Saturn has long fascinated people because of the mystique of its rings, which circle the planet’s equator and make it one of the most visually beautiful sights in our Solar System. These rings are composed of bands of small water ice-coated particles and are 250,000 km wide but only as thin as a few tens of meters in some places. The origin of the rings remains unclear, although there are two main theories: that they are the remains of a destroyed moon or are remnants of the original nebular material from which Saturn was formed.
Saturn is a gas giant, meaning it is mostly composed of an upper layer of gases such as molecular helium and hydrogen surrounding a hot rocky core. Because of this, although Saturn is 95 times larger than Earth, its density is only 0.7 that of water. Saturn’s atmosphere is composed of some 75% of hydrogen and 25% helium along with small amounts of other substances such as methane and water ice.
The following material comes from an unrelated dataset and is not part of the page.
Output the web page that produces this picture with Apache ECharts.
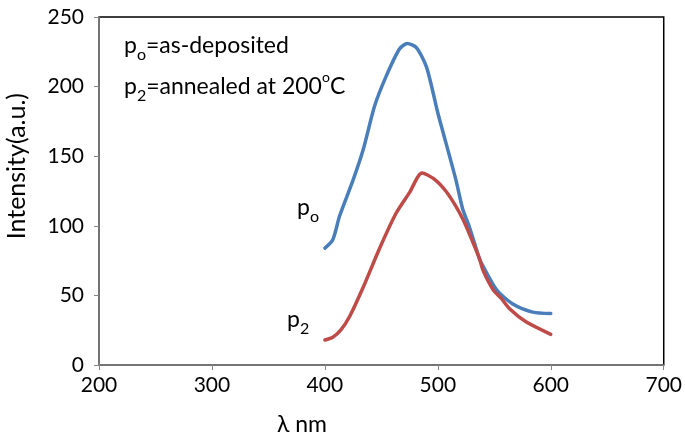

The planet is surrounded by clouds, with the upper layer composed of ammonia ice clouds and where temperatures can reach as low as -250° C. Below this layer is a lower deck of ammonium hydro-sulfate clouds, with average temperatures rising to -70° C. The lowest layer is made up of water clouds, and mean temperatures here are at the freezing point of water – zero degrees Celsius.
At the core, however, temperatures can reach as high as 11,700° C. Scientists believe that its great internal heat is due to the sinking of helium from the upper atmosphere through the liquid hydrogen at the interior. Like its neighbor Jupiter, Saturn also experiences powerful storms, although not as intense as those on Jupiter. Storms mostly appear around the bands that circle the planet, with winds at the equator reaching as fast as 1,800 km/hr, and can rage for months or even years.